→ Work to complete:
Repeat the material below exactly, with no pictures.
*-*-*
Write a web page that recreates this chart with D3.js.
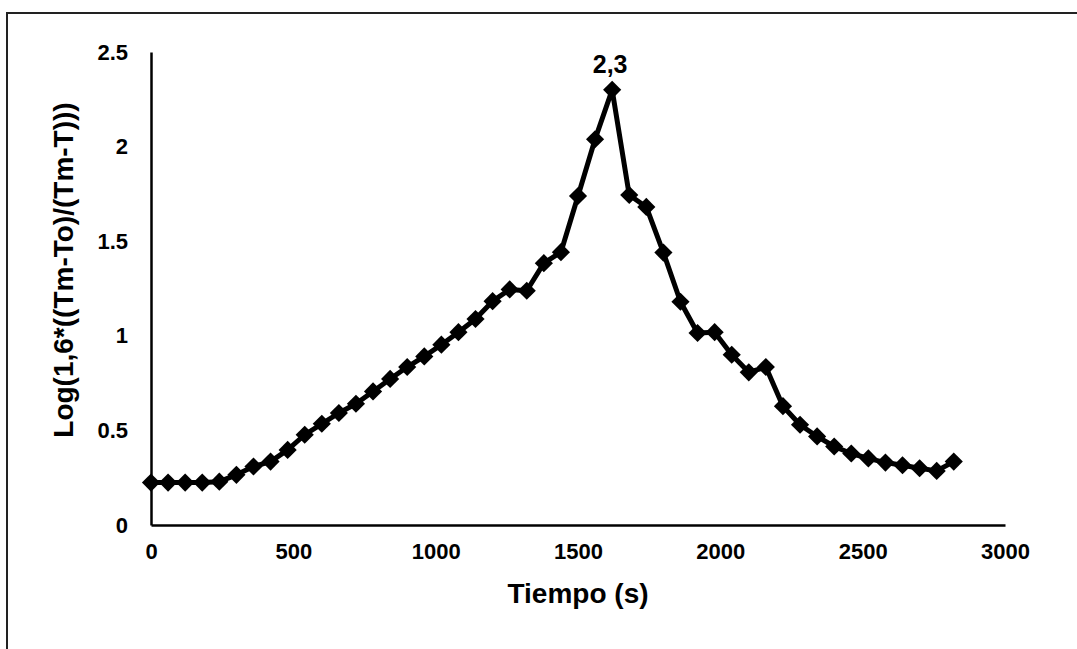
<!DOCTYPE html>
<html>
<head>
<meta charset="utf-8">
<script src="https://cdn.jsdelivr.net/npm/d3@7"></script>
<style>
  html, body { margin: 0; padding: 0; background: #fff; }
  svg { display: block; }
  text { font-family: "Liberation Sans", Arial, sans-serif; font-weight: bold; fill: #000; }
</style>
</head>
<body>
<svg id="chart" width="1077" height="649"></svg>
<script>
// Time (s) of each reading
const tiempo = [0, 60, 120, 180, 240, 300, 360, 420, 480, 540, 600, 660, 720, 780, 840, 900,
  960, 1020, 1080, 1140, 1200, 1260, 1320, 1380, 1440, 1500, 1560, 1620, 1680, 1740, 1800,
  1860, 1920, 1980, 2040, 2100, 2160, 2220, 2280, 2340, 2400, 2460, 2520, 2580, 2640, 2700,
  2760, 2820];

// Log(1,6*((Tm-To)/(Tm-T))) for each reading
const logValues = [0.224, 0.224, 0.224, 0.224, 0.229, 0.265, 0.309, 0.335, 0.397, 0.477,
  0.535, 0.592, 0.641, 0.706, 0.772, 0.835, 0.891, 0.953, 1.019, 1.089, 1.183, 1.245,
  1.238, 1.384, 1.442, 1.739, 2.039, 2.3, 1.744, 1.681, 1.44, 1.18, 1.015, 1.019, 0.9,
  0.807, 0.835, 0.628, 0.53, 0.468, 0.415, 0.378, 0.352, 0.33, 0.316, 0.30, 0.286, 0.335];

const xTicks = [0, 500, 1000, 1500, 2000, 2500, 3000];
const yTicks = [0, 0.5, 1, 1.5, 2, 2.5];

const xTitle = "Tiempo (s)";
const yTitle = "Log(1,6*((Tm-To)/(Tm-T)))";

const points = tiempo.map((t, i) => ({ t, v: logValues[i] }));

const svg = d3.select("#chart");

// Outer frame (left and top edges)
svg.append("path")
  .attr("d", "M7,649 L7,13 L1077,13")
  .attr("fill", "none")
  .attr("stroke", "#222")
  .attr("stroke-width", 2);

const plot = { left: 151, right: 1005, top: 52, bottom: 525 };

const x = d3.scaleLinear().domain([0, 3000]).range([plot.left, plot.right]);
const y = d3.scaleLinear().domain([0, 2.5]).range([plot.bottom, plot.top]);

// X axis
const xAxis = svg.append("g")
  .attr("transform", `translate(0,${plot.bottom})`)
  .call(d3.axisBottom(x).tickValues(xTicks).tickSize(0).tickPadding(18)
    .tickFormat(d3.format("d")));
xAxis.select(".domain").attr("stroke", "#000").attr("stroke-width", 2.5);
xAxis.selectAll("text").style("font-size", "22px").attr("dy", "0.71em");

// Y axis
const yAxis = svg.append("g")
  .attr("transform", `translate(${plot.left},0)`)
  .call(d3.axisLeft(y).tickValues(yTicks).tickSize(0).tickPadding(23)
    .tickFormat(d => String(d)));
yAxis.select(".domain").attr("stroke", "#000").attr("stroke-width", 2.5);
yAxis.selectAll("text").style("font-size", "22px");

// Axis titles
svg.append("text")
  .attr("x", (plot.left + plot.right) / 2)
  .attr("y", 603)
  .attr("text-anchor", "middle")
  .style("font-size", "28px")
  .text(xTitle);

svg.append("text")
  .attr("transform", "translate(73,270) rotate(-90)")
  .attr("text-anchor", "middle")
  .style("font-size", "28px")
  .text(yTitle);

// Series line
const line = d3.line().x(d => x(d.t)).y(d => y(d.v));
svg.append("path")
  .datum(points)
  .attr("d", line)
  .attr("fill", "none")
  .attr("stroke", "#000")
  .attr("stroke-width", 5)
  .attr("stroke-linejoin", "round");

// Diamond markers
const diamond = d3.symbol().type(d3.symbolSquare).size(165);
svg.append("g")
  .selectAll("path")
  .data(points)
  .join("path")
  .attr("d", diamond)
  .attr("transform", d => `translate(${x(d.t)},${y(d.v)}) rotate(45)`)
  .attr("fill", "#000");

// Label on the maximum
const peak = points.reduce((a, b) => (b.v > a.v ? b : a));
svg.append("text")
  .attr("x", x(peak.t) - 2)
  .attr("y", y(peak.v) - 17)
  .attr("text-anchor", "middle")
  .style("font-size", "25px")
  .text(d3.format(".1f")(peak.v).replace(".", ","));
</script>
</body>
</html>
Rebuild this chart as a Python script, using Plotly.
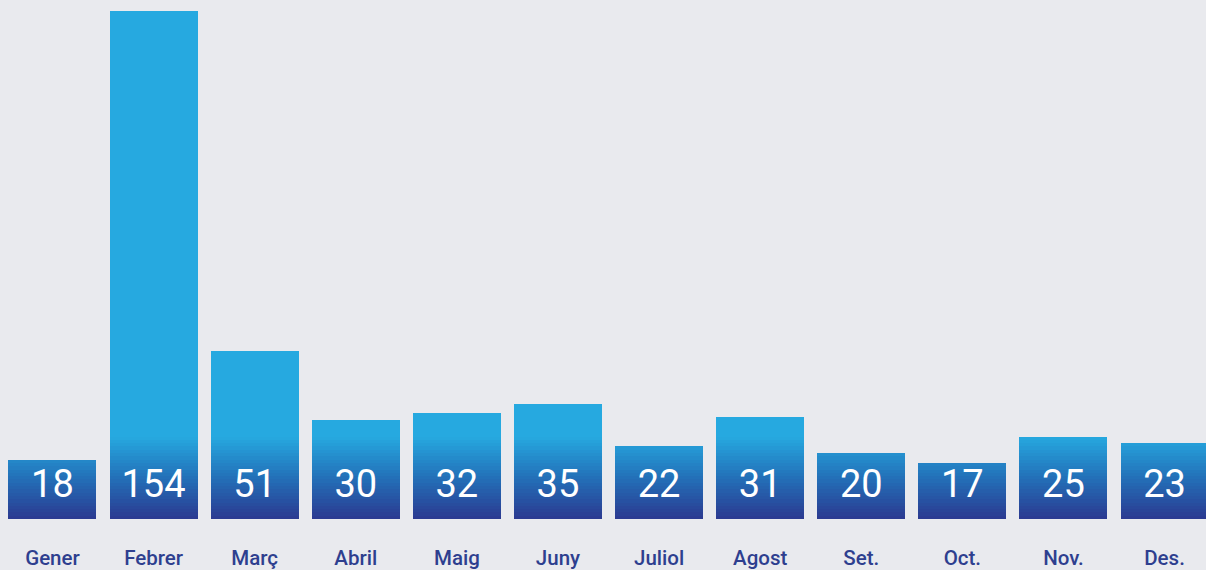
*-*-*
→ Correct result:
Write a web page that recreates this chart with D3.js.
<!DOCTYPE html>
<html>
<head>
<meta charset="utf-8">
<script src="https://cdn.jsdelivr.net/npm/d3@7"></script>
<style>
  html, body { margin: 0; padding: 0; background: #fff; }
  svg { display: block; }
  text { font-family: "Liberation Sans", Arial, sans-serif; font-weight: bold; fill: #000; }
</style>
</head>
<body>
<svg id="chart" width="1077" height="649"></svg>
<script>
// Time (s) of each reading
const tiempo = [0, 60, 120, 180, 240, 300, 360, 420, 480, 540, 600, 660, 720, 780, 840, 900,
  960, 1020, 1080, 1140, 1200, 1260, 1320, 1380, 1440, 1500, 1560, 1620, 1680, 1740, 1800,
  1860, 1920, 1980, 2040, 2100, 2160, 2220, 2280, 2340, 2400, 2460, 2520, 2580, 2640, 2700,
  2760, 2820];

// Log(1,6*((Tm-To)/(Tm-T))) for each reading
const logValues = [0.224, 0.224, 0.224, 0.224, 0.229, 0.265, 0.309, 0.335, 0.397, 0.477,
  0.535, 0.592, 0.641, 0.706, 0.772, 0.835, 0.891, 0.953, 1.019, 1.089, 1.183, 1.245,
  1.238, 1.384, 1.442, 1.739, 2.039, 2.3, 1.744, 1.681, 1.44, 1.18, 1.015, 1.019, 0.9,
  0.807, 0.835, 0.628, 0.53, 0.468, 0.415, 0.378, 0.352, 0.33, 0.316, 0.30, 0.286, 0.335];

const xTicks = [0, 500, 1000, 1500, 2000, 2500, 3000];
const yTicks = [0, 0.5, 1, 1.5, 2, 2.5];

const xTitle = "Tiempo (s)";
const yTitle = "Log(1,6*((Tm-To)/(Tm-T)))";

const points = tiempo.map((t, i) => ({ t, v: logValues[i] }));

const svg = d3.select("#chart");

// Outer frame (left and top edges)
svg.append("path")
  .attr("d", "M7,649 L7,13 L1077,13")
  .attr("fill", "none")
  .attr("stroke", "#222")
  .attr("stroke-width", 2);

const plot = { left: 151, right: 1005, top: 52, bottom: 525 };

const x = d3.scaleLinear().domain([0, 3000]).range([plot.left, plot.right]);
const y = d3.scaleLinear().domain([0, 2.5]).range([plot.bottom, plot.top]);

// X axis
const xAxis = svg.append("g")
  .attr("transform", `translate(0,${plot.bottom})`)
  .call(d3.axisBottom(x).tickValues(xTicks).tickSize(0).tickPadding(18)
    .tickFormat(d3.format("d")));
xAxis.select(".domain").attr("stroke", "#000").attr("stroke-width", 2.5);
xAxis.selectAll("text").style("font-size", "22px").attr("dy", "0.71em");

// Y axis
const yAxis = svg.append("g")
  .attr("transform", `translate(${plot.left},0)`)
  .call(d3.axisLeft(y).tickValues(yTicks).tickSize(0).tickPadding(23)
    .tickFormat(d => String(d)));
yAxis.select(".domain").attr("stroke", "#000").attr("stroke-width", 2.5);
yAxis.selectAll("text").style("font-size", "22px");

// Axis titles
svg.append("text")
  .attr("x", (plot.left + plot.right) / 2)
  .attr("y", 603)
  .attr("text-anchor", "middle")
  .style("font-size", "28px")
  .text(xTitle);

svg.append("text")
  .attr("transform", "translate(73,270) rotate(-90)")
  .attr("text-anchor", "middle")
  .style("font-size", "28px")
  .text(yTitle);

// Series line
const line = d3.line().x(d => x(d.t)).y(d => y(d.v));
svg.append("path")
  .datum(points)
  .attr("d", line)
  .attr("fill", "none")
  .attr("stroke", "#000")
  .attr("stroke-width", 5)
  .attr("stroke-linejoin", "round");

// Diamond markers
const diamond = d3.symbol().type(d3.symbolSquare).size(165);
svg.append("g")
  .selectAll("path")
  .data(points)
  .join("path")
  .attr("d", diamond)
  .attr("transform", d => `translate(${x(d.t)},${y(d.v)}) rotate(45)`)
  .attr("fill", "#000");

// Label on the maximum
const peak = points.reduce((a, b) => (b.v > a.v ? b : a));
svg.append("text")
  .attr("x", x(peak.t) - 2)
  .attr("y", y(peak.v) - 17)
  .attr("text-anchor", "middle")
  .style("font-size", "25px")
  .text(d3.format(".1f")(peak.v).replace(".", ","));
</script>
</body>
</html>
Rebuild this chart as a Python script, using Plotly.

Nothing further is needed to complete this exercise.